Decision-makers should assess:

  • Operational criticality: How costly would downtime or bad data be?
  • Measurement impact: Does environmental instability affect analyzer or monitoring accuracy?
  • Compliance exposure: Could failure lead to emissions, safety, or audit issues?
  • Lifecycle cost: Will a cheaper design create higher maintenance or retrofit cost?
  • Project execution risk: Does a low-cost quote leave too much work for the field team?

For example, if an emission control shelter supports compliance monitoring, under-specifying climate control or safety features may create risks far greater than the initial savings.
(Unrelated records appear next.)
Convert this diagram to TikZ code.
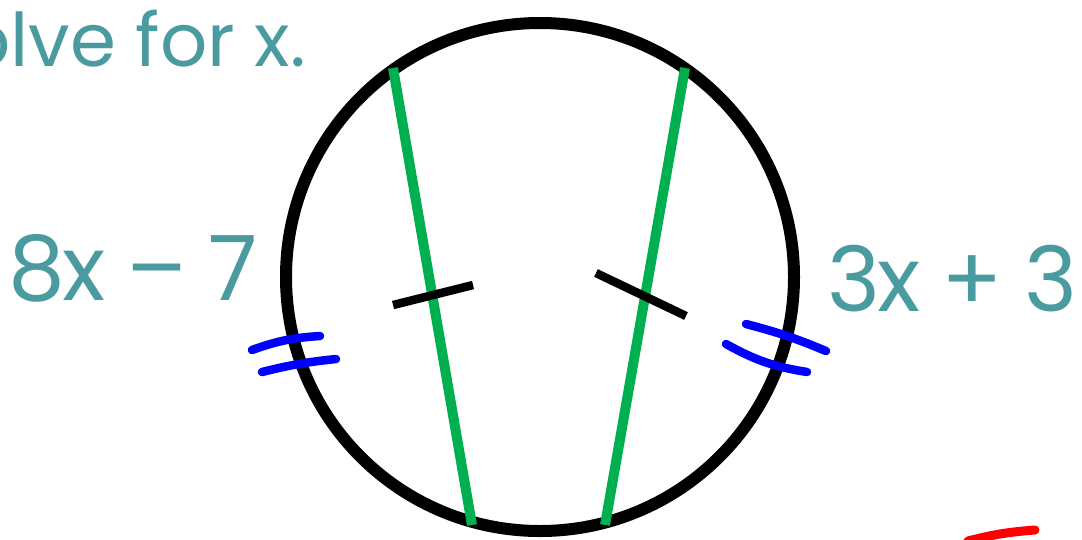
\documentclass[tikz,border=0pt]{standalone}
\usepackage{fontspec}
\setmainfont{Poppins}
\definecolor{teal}{HTML}{4A9BA0}
\definecolor{chordgreen}{HTML}{00B050}
\begin{document}
\begin{tikzpicture}[
x=1pt, y=-1pt,
label/.style={text=teal, inner sep=0pt, font=\fontsize{90}{90}\selectfont\addfontfeature{LetterSpace=-3}},
title/.style={text=teal, inner sep=0pt, font=\fontsize{74}{74}\selectfont},
rim/.style={draw=black, line width=12pt},
chord/.style={draw=chordgreen, line width=10pt},
tick/.style={draw=black, line width=8.5pt},
hash/.style={draw=blue, line width=8.5pt, line cap=round},
pen/.style={draw=red, line width=9pt, line cap=round}
]
\useasboundingbox (0,0) rectangle (1082,539);

% text
\node[title, anchor=base east] (head) at (306,66) {Solve for x.};
\node[label, anchor=base west] (left) at (8,300) {8x – 7};
\node[label, anchor=base east] (right) at (1078,311) {3x + 3};

% circle and chords
\coordinate (c) at (540,277);
\draw[rim] (c) circle (254);
\coordinate (a1) at (393,68);
\coordinate (a2) at (472,525);
\coordinate (b1) at (685,68);
\coordinate (b2) at (605,525);
\draw[chord] (a1) -- (a2);
\draw[chord] (b1) -- (b2);

% congruence ticks
\coordinate (t1) at (393,305);
\coordinate (t2) at (473,285);
\coordinate (u1) at (596,273);
\coordinate (u2) at (686,316);
\draw[tick] (t1) -- (t2);
\draw[tick] (u1) -- (u2);

% arc marks
\coordinate (p1) at (252,350);
\coordinate (p2) at (320,336);
\coordinate (q1) at (262,372);
\coordinate (q2) at (336,359);
\draw[hash] (p1) to[bend left=8] (p2);
\draw[hash] (q1) to[bend left=4] (q2);
\coordinate (r1) at (746,324);
\coordinate (r2) at (826,351);
\coordinate (s1) at (726,344);
\coordinate (s2) at (807,372);
\draw[hash] (r1) to[bend left=4] (r2);
\draw[hash] (s1) to[bend right=10] (s2);

% pen stroke
\coordinate (w1) at (968,541);
\coordinate (w2) at (1035,530);
\draw[pen] (w1) to[bend left=5] (w2);
\end{tikzpicture}
\end{document}
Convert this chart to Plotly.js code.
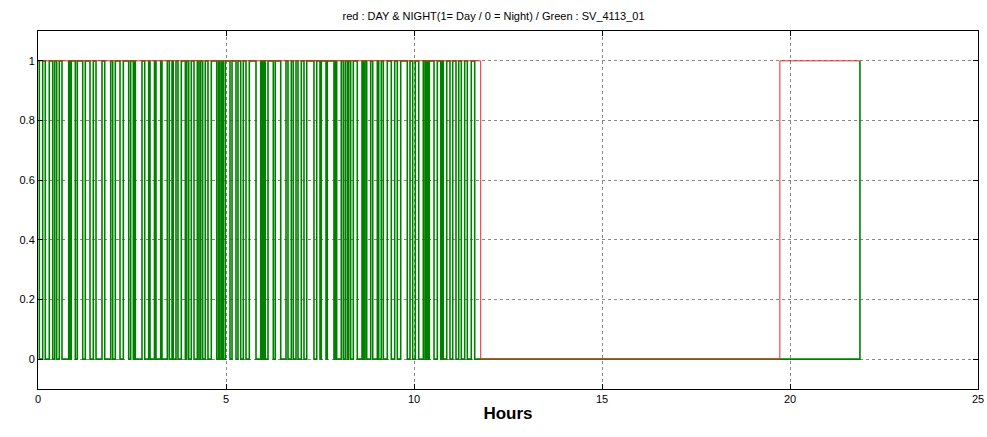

In those cases, a higher-capability shelter often has the stronger business case.

Conclusion: what really impacts industrial control shelter cost?

Industrial control shelter cost is shaped by application, environment, safety classification, material choice, internal equipment, and integration level far more than by size alone. Whether the project involves a process control shelter, an emission control shelter, or a shelter designed around gas quality monitoring equipment, flue gas monitoring equipment, or emission monitoring equipment, the right way to evaluate cost is to look at total functional scope and lifecycle value.

For operators, engineers, buyers, and business leaders, the practical takeaway is clear: define the real operating requirements first, compare quotations line by line, and focus on the specifications that protect reliability, compliance, and long-term performance. That is the best way to control cost without compromising the result.